No one, no A&R man, no bar owner, no gig promoter wants a 11 track cd of a band they've never heard of. They want 3 tracks at most (they'll probably only listen to the first 30seconds of each song then go back and have another listen if you've made a good impression and they have time), include a short (and I mean short) biography of the band and contact details. Phone no's, email and a website. A couple of pictures on the sleeve of the band. I also found they like something a bit eyecatching on the CD itself. So pick your 3 best songs that all your fans like the most and get them down perfectly. We ran a myspace vote so that fans could tell us what their faves were. Needless to say, they were nothing like what the band members expected.
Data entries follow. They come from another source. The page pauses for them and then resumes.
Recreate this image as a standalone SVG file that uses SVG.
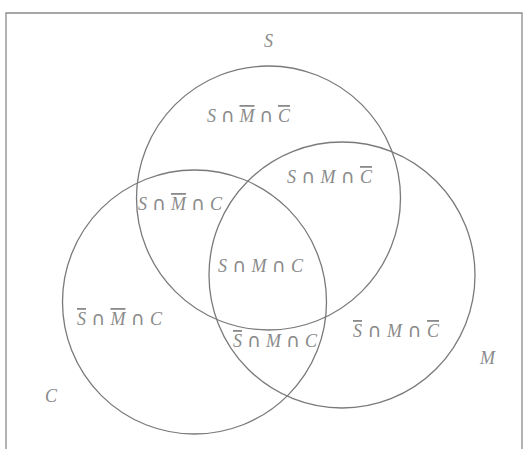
<svg xmlns="http://www.w3.org/2000/svg" width="525" height="449" viewBox="0 0 525 449">
<style>
.c{fill:none;stroke:#7a7a7a;stroke-width:1.3}
.t{font-family:"Liberation Serif",serif;font-style:italic;font-size:18px;fill:#8a8a8a}
.u{font-style:normal;font-family:"DejaVu Sans",sans-serif;font-size:19px}
.o{text-decoration:overline}
</style>
<rect x="0" y="0" width="525" height="449" fill="#fff"/>
<path d="M6,449 V13 H522 V449" fill="none" stroke="#8a8a8a" stroke-width="1.3"/>
<g id="connectors"></g>
<g id="circleS"><circle class="c" cx="268.5" cy="198" r="132"/></g>
<g id="circleM"><circle class="c" cx="342" cy="275" r="133"/></g>
<g id="circleC"><circle class="c" cx="194.5" cy="302" r="132"/></g>
<g id="labels">
<text class="t" x="264" y="47">S</text>
<text class="t" x="480" y="364">M</text>
<text class="t" x="45" y="402">C</text>
<text class="t" x="207" y="122" textLength="83" lengthAdjust="spacing">S<tspan class="u">∩</tspan><tspan class="o">M</tspan><tspan class="u">∩</tspan><tspan class="o">C</tspan></text>
<text class="t" x="287" y="183" textLength="85" lengthAdjust="spacing">S<tspan class="u">∩</tspan>M<tspan class="u">∩</tspan><tspan class="o">C</tspan></text>
<text class="t" x="138" y="210" textLength="84" lengthAdjust="spacing">S<tspan class="u">∩</tspan><tspan class="o">M</tspan><tspan class="u">∩</tspan>C</text>
<text class="t" x="218" y="272" textLength="85" lengthAdjust="spacing">S<tspan class="u">∩</tspan>M<tspan class="u">∩</tspan>C</text>
<text class="t" x="77" y="325" textLength="85" lengthAdjust="spacing"><tspan class="o">S</tspan><tspan class="u">∩</tspan><tspan class="o">M</tspan><tspan class="u">∩</tspan>C</text>
<text class="t" x="233" y="347" textLength="84" lengthAdjust="spacing"><tspan class="o">S</tspan><tspan class="u">∩</tspan>M<tspan class="u">∩</tspan>C</text>
<text class="t" x="353" y="337" textLength="86" lengthAdjust="spacing"><tspan class="o">S</tspan><tspan class="u">∩</tspan>M<tspan class="u">∩</tspan><tspan class="o">C</tspan></text>
</g>
</svg>
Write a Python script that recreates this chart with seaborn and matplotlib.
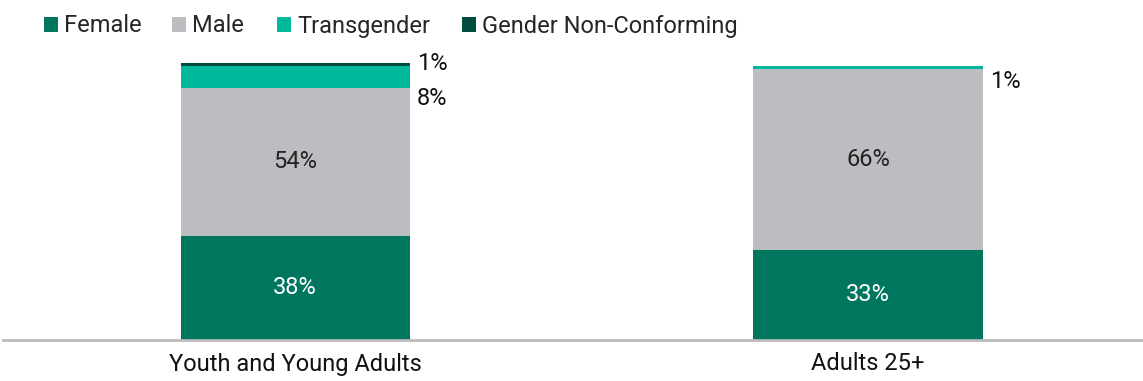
import matplotlib
matplotlib.use("Agg")
import matplotlib.pyplot as plt
from matplotlib.patches import Patch
import seaborn as sns
import numpy as np
import pandas as pd

groups = ["Youth and Young Adults", "Adults 25+"]
series = ["Female", "Male", "Transgender", "Gender Non-Conforming"]
female = [38, 33]
male = [54, 66]
transgender = [8, 1]
gnc = [1, 0]
colors = ["#00765F", "#BCBDC0", "#00B89C", "#004D40"]

sns.set_theme(style="white")
plt.rcParams["font.family"] = ["Roboto", "DejaVu Sans"]

FS = 17
W, H = 1143, 381

values = np.array([female, male, transgender, gnc], dtype=float)
tops = values.cumsum(axis=0)

fig = plt.figure(figsize=(W / 100, H / 100), dpi=100)
ax = fig.add_axes([3 / W, 41 / H, 1140 / W, 0.755])

# stacked bars: draw cumulative totals from tallest to shortest
for i in range(len(series) - 1, -1, -1):
    df = pd.DataFrame({"group": groups, "value": tops[i]})
    sns.barplot(data=df, x="group", y="value", color=colors[i], width=0.4,
                saturation=1, ax=ax, linewidth=0)

ax.set_xlim(-0.51, 1.48)
ax.set_ylim(0, 105)
ax.set_yticks([])
ax.set_xlabel("")
ax.set_ylabel("")
for s in ["top", "right", "left"]:
    ax.spines[s].set_visible(False)
ax.spines["bottom"].set_color("#BBBBBB")
ax.spines["bottom"].set_linewidth(2)
ax.tick_params(axis="x", length=0, pad=9, labelsize=FS, labelcolor="#111111")

# labels inside big segments
inside_color = ["white", "#222222"]
for j in range(len(groups)):
    for i in range(2):
        mid = tops[i, j] - values[i, j] / 2
        ax.text(j, mid, f"{int(values[i, j])}%", ha="center", va="center",
                fontsize=FS, color=inside_color[i])

# labels for thin segments, outside right of the bar
outside = [(0, 3, 0.0), (0, 2, -11.7), (1, 2, -5.8)]
for j, i, dy in outside:
    ax.text(j + 0.213, tops[i, j] + dy, f"{int(values[i, j])}%", ha="left",
            va="center", fontsize=FS, color="#111111")

# legend entries placed one by one along the top
legend_x = [44, 172, 277, 462]
for name, c, x in zip(series, colors, legend_x):
    fig.legend([Patch(facecolor=c, edgecolor="none")], [name],
               loc="center left", bbox_to_anchor=(x / W, 1 - 26 / H),
               frameon=False, fontsize=FS, handlelength=0.58,
               handleheight=0.6, handletextpad=0.28, borderpad=0,
               borderaxespad=0)

fig.savefig("out.png", dpi=100)
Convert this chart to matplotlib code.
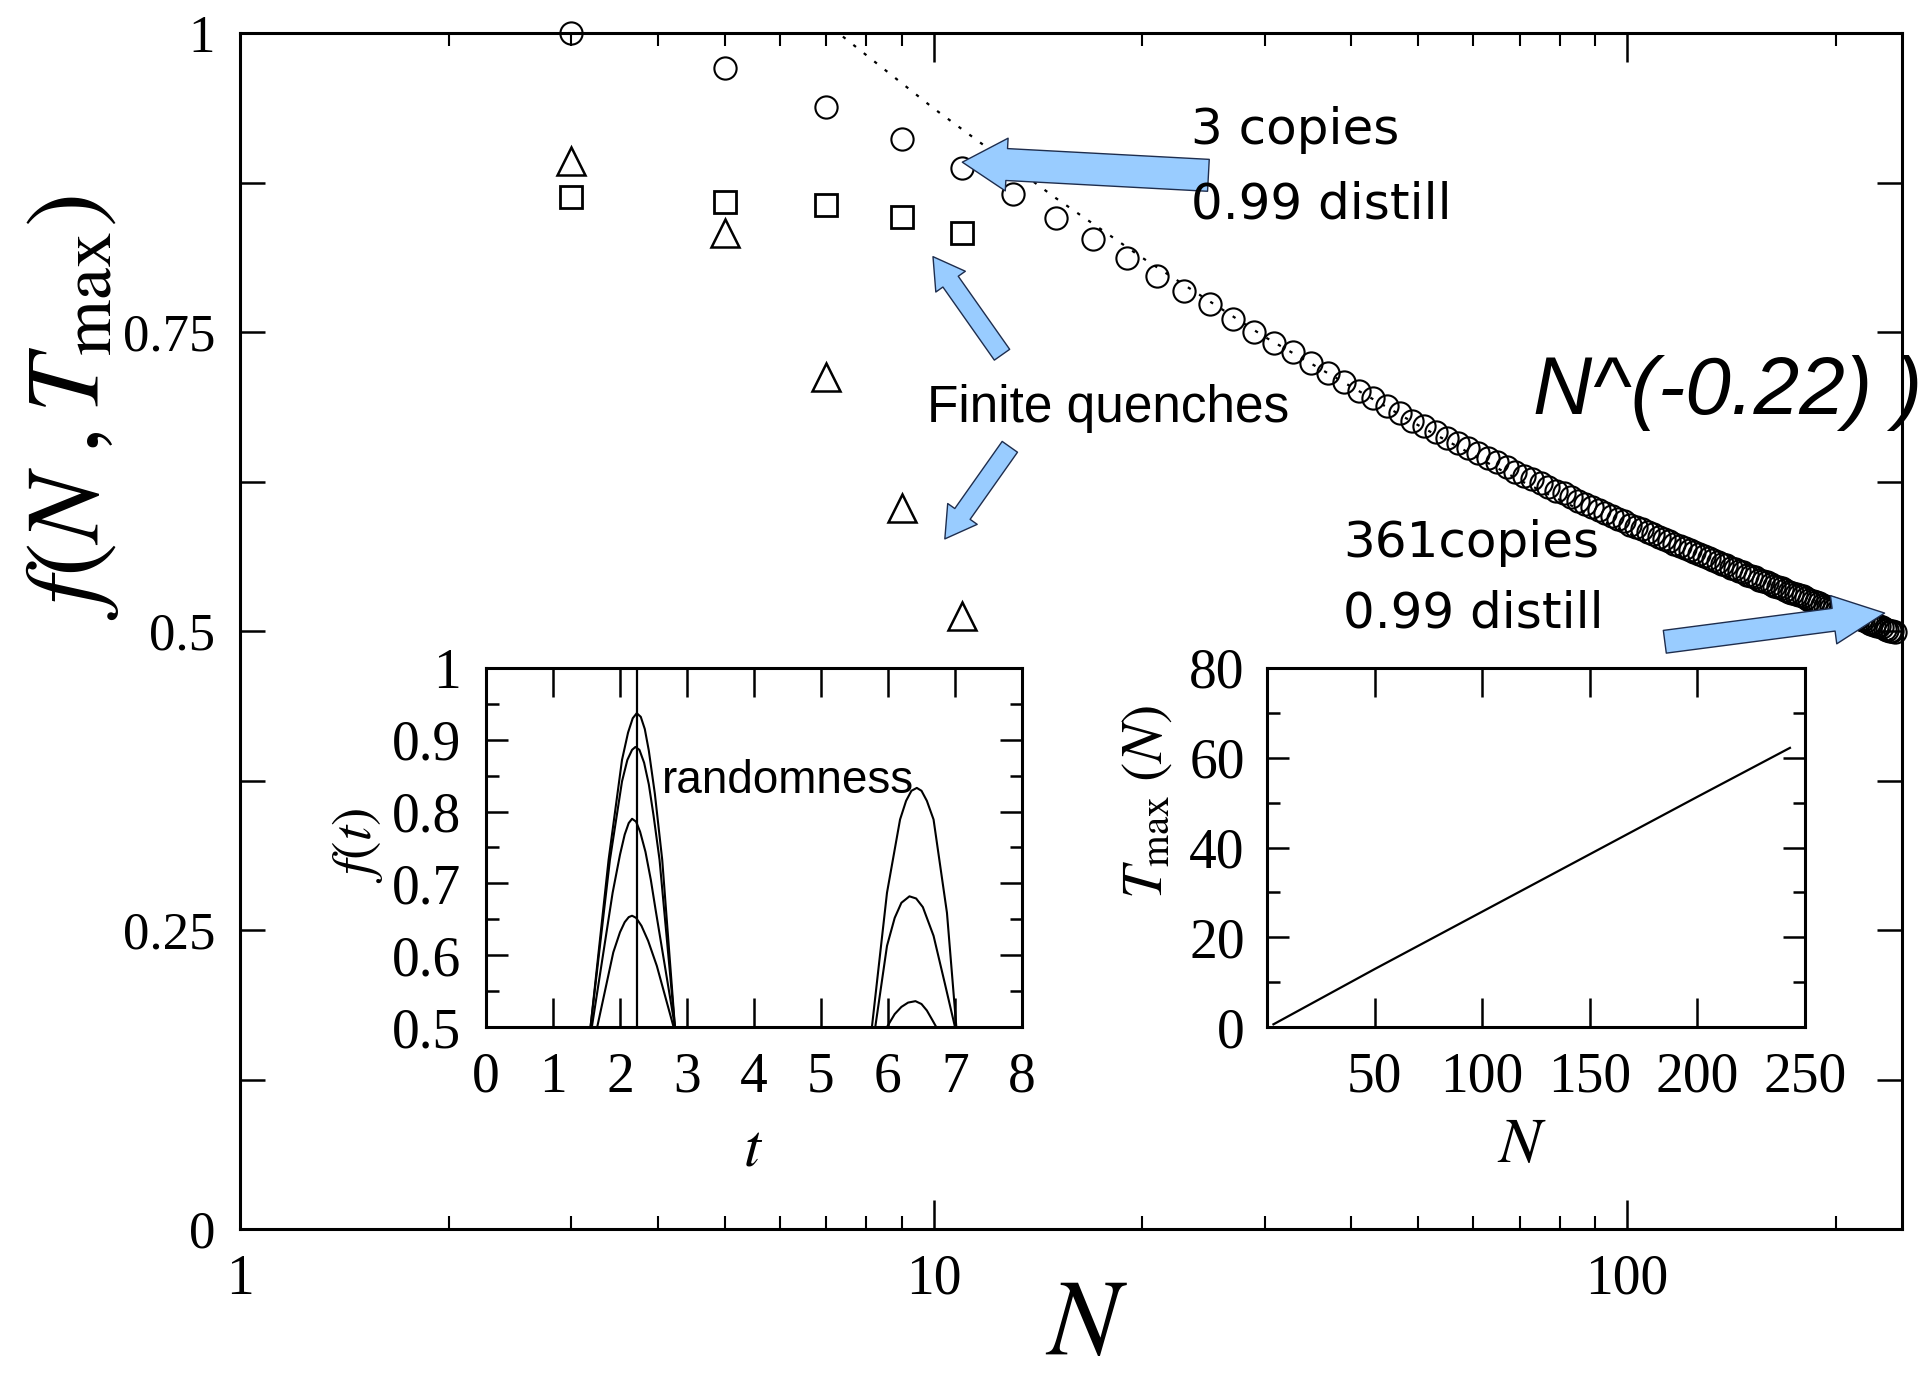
import numpy as np
import matplotlib
matplotlib.use("Agg")
import matplotlib.pyplot as plt
from matplotlib.ticker import LogLocator, NullFormatter

plt.rcParams['font.family'] = 'serif'
plt.rcParams['font.serif'] = ['Liberation Serif', 'DejaVu Serif']
plt.rcParams['mathtext.fontset'] = 'stix'

# ---- main panel data ----
N_circ = np.arange(3, 245, 2)
f_circ = [1.000, 0.971, 0.938, 0.911, 0.887, 0.865, 0.845, 0.828, 0.812, 0.797,
          0.784, 0.773, 0.761, 0.750, 0.741, 0.733, 0.724, 0.716, 0.708, 0.701,
          0.695, 0.688, 0.682, 0.676, 0.671, 0.666, 0.661, 0.657, 0.653, 0.649,
          0.645, 0.641, 0.637, 0.633, 0.630, 0.627, 0.624, 0.620, 0.617, 0.615,
          0.612, 0.609, 0.606, 0.604, 0.601, 0.599, 0.596, 0.594, 0.592, 0.589,
          0.587, 0.585, 0.583, 0.581, 0.579, 0.577, 0.575, 0.573, 0.571, 0.569,
          0.568, 0.566, 0.564, 0.563, 0.561, 0.559, 0.558, 0.556, 0.555, 0.553,
          0.552, 0.550, 0.549, 0.547, 0.546, 0.545, 0.543, 0.542, 0.541, 0.539,
          0.538, 0.537, 0.536, 0.534, 0.533, 0.532, 0.531, 0.530, 0.529, 0.528,
          0.526, 0.525, 0.524, 0.523, 0.522, 0.521, 0.520, 0.519, 0.518, 0.517,
          0.516, 0.515, 0.514, 0.513, 0.512, 0.512, 0.511, 0.510, 0.509, 0.508,
          0.507, 0.506, 0.505, 0.504, 0.504, 0.503, 0.502, 0.501, 0.500, 0.500,
          0.499]

N_quench = [3, 5, 7, 9, 11]
f_square = [0.863, 0.859, 0.856, 0.846, 0.8325]
f_triangle = [0.893, 0.833, 0.712, 0.603, 0.5125]

N_fit = [7.4, 10, 15, 20, 30, 50, 70, 100, 150, 200, 249]
f_fit = [0.997, 0.937, 0.862, 0.812, 0.746, 0.672, 0.626, 0.582, 0.537, 0.508, 0.490]

# ---- inset 1: f(t) ----
t_A = [1.56, 1.83, 2.03, 2.12, 2.19, 2.25, 2.31, 2.37, 2.43, 2.52, 2.63, 2.82]
f_A = [0.50, 0.733, 0.872, 0.910, 0.930, 0.937, 0.932, 0.915, 0.885, 0.825, 0.733, 0.50]
t_B = [1.56, 1.85, 2.03, 2.11, 2.18, 2.23, 2.29, 2.36, 2.43, 2.50, 2.59, 2.82]
f_B = [0.50, 0.733, 0.842, 0.872, 0.886, 0.890, 0.886, 0.868, 0.838, 0.795, 0.733, 0.50]
t_C = [1.58, 1.89, 2.00, 2.07, 2.13, 2.18, 2.24, 2.30, 2.38, 2.46, 2.53, 2.82]
f_C = [0.50, 0.687, 0.740, 0.768, 0.784, 0.790, 0.786, 0.772, 0.744, 0.705, 0.664, 0.50]
t_D = [1.66, 1.90, 2.00, 2.07, 2.13, 2.18, 2.24, 2.32, 2.42, 2.55, 2.80]
f_D = [0.50, 0.604, 0.632, 0.646, 0.653, 0.655, 0.652, 0.641, 0.620, 0.585, 0.50]
t_E = [5.76, 5.985, 6.18, 6.27, 6.35, 6.43, 6.50, 6.58, 6.68, 6.88, 7.02]
f_E = [0.50, 0.687, 0.789, 0.815, 0.829, 0.833, 0.829, 0.815, 0.789, 0.659, 0.50]
t_F = [5.81, 5.985, 6.10, 6.20, 6.32, 6.42, 6.52, 6.68, 6.85, 7.00]
f_F = [0.50, 0.613, 0.652, 0.673, 0.682, 0.679, 0.667, 0.627, 0.560, 0.50]
t_G = [5.985, 6.10, 6.20, 6.30, 6.41, 6.50, 6.58, 6.66, 6.72]
f_G = [0.50, 0.518, 0.528, 0.534, 0.536, 0.532, 0.523, 0.510, 0.50]
t_mark = 2.25

# ---- inset 2: Tmax(N) ----
N_T = [3, 50, 100, 150, 200, 243]
T_max = [0.6, 12.9, 25.7, 38.5, 51.3, 62.2]

W, H = 1920, 1382
fig = plt.figure(figsize=(W / 100, H / 100), dpi=100)

def px_axes(left, top, right, bottom):
    return fig.add_axes([left / W, (H - bottom) / H, (right - left) / W, (bottom - top) / H])

ax = px_axes(240, 33, 1902, 1229)

ax.plot(N_fit, f_fit, color='black', lw=1.6, ls=(0, (1.5, 4.5)), zorder=1)
ax.plot(N_circ, f_circ, 'o', ms=16, mfc='none', mec='black', mew=1.5, clip_on=False, zorder=2)
ax.plot(N_quench, f_square, 's', ms=16, mfc='none', mec='black', mew=2.0, clip_on=False, zorder=2)
ax.plot(N_quench, f_triangle, '^', ms=20, mfc='none', mec='black', mew=1.8, clip_on=False, zorder=2)

ax.set_xscale('log')
ax.set_xlim(1, 249)
ax.set_ylim(0, 1)
ax.set_xticks([1, 10, 100])
ax.set_xticklabels(['1', '10', '100'])
ax.xaxis.set_minor_locator(LogLocator(base=10, subs=np.arange(2, 10)))
ax.xaxis.set_minor_formatter(NullFormatter())
ax.set_yticks([0, 0.25, 0.5, 0.75, 1])
ax.set_yticklabels(['0', '0.25', '0.5', '0.75', '1'])
ax.set_yticks([0.125, 0.375, 0.625, 0.875], minor=True)

ax.tick_params(axis='x', which='major', direction='in', length=21, width=1.8,
               top=True, labelsize=40, pad=18)
ax.tick_params(axis='x', which='minor', direction='in', length=9.5, width=1.5, top=True)
ax.tick_params(axis='y', which='both', direction='in', length=18, width=1.8,
               right=True, labelsize=38, pad=18)
for s in ax.spines.values():
    s.set_linewidth(2.2)

ax.set_xlabel(r'$N$', fontsize=78)
ax.xaxis.set_label_coords(0.5096, -0.083)
ax.xaxis.label.set_va('center')
ax.set_ylabel(r'$f(N\;,T_{\rm max})$', fontsize=74)
ax.yaxis.set_label_coords(-0.1005, 0.687)
ax.yaxis.label.set_va('center')

# arrows and annotations
blue = '#99ccff'
edge = '#1e2d4d'

def arrow(tip, tail, tw, hw, hl):
    ax.annotate('', xy=tip, xytext=tail, zorder=3,
                arrowprops=dict(arrowstyle='simple,head_length=%g,head_width=%g,tail_width=%g' % (hl, hw, tw),
                                mutation_scale=10, fc=blue, ec=edge, lw=1.0,
                                shrinkA=0, shrinkB=0))

arrow((11.0, 0.892), (24.9, 0.881), 2.3, 3.8, 3.2)
arrow((9.98, 0.813), (12.55, 0.731), 1.35, 2.6, 2.2)
arrow((10.38, 0.577), (12.88, 0.654), 1.35, 2.6, 2.2)
arrow((235, 0.515), (113.3, 0.491), 1.65, 3.5, 3.7)

comic = dict(family='DejaVu Sans', fontsize=36, transform=ax.transAxes, va='baseline', zorder=5)
ax.text(0.572, 0.9068, '3 copies', **comic)
ax.text(0.572, 0.8453, '0.99 distill', **comic)
ax.text(0.6637, 0.5619, '361copies', **comic)
ax.text(0.6637, 0.5033, '0.99 distill', **comic)
ax.text(0.4134, 0.6748, 'Finite quenches', family='Liberation Sans', fontsize=37,
        transform=ax.transAxes, va='baseline', zorder=5)
ax.text(0.778, 0.6814, 'N^(-0.22) )', family='Liberation Sans', style='italic', fontsize=59,
        transform=ax.transAxes, va='baseline', zorder=5)

# ---- inset 1 ----
ax1 = px_axes(486, 668, 1022, 1027)
for tt, ff in [(t_A, f_A), (t_B, f_B), (t_C, f_C), (t_D, f_D), (t_E, f_E), (t_F, f_F), (t_G, f_G)]:
    ax1.plot(tt, ff, color='black', lw=1.5)
ax1.axvline(t_mark, color='black', lw=1.6)
ax1.set_xlim(0, 8)
ax1.set_ylim(0.5, 1)
ax1.set_xticks(range(0, 9))
ax1.set_yticks([0.5, 0.6, 0.7, 0.8, 0.9, 1.0])
ax1.set_yticklabels(['0.5', '0.6', '0.7', '0.8', '0.9', '1'])
ax1.set_yticks([0.55, 0.65, 0.75, 0.85, 0.95], minor=True)
ax1.tick_params(axis='x', direction='in', length=21, width=1.8, top=True, labelsize=40, pad=18)
ax1.tick_params(axis='y', which='major', direction='in', length=16, width=1.8, right=True,
                labelsize=40, pad=18)
ax1.tick_params(axis='y', which='minor', direction='in', length=9, width=1.8, right=True)
for s in ax1.spines.values():
    s.set_linewidth(2.2)
ax1.set_xlabel(r'$t$', fontsize=44)
ax1.xaxis.set_label_coords(0.498, -0.345)
ax1.xaxis.label.set_va('center')
ax1.set_ylabel(r'$f(t)$', fontsize=40)
ax1.yaxis.set_label_coords(-0.239, 0.507)
ax1.yaxis.label.set_va('center')
ax1.text(0.328, 0.652, 'randomness', family='Liberation Sans', fontsize=33,
         transform=ax1.transAxes, va='baseline')

# ---- inset 2 ----
ax2 = px_axes(1267, 668, 1805, 1027)
ax2.plot(N_T, T_max, color='black', lw=1.6)
ax2.set_xlim(0, 250)
ax2.set_ylim(0, 80)
ax2.set_xticks([50, 100, 150, 200, 250])
ax2.set_yticks([0, 20, 40, 60, 80])
ax2.set_yticks([10, 30, 50, 70], minor=True)
ax2.tick_params(axis='x', direction='in', length=21, width=1.8, top=True, labelsize=40, pad=18)
ax2.tick_params(axis='y', which='major', direction='in', length=16, width=1.8, right=True,
                labelsize=40, pad=16)
ax2.tick_params(axis='y', which='minor', direction='in', length=9, width=1.8, right=True)
for s in ax2.spines.values():
    s.set_linewidth(2.2)
ax2.set_xlabel(r'$N$', fontsize=46)
ax2.xaxis.set_label_coords(0.474, -0.334)
ax2.xaxis.label.set_va('center')
ax2.set_ylabel(r'$T_{\rm max}\;(N)$', fontsize=42)
ax2.yaxis.set_label_coords(-0.223, 0.627)
ax2.yaxis.label.set_va('center')

fig.savefig('out.png', dpi=100)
That 3 track demo is the hardest bit of work you'll ever do as a band. You need to grab peoples attention quickly, and be clear and consice with details too.

Onto promo stuff.
Now that you've got your recording done and your demo out, and your getting gigs come in. You may want to start with some give away stuff. Namely 5/6track CD's, not the full album. You want to sell that. For that I picked a wide variety of songs we played. No two similar. Use it to entice or encourage people to buy your album/tshirts/posters, whatever. Also they make nice gifts to the people who come up to you aftershow and say something like "I dont usually like this type of music, but you were really entertaining". Trust me, give that person a 5 track cheapo CD and you've made another fan.

All the best with it. Its bloody hard work.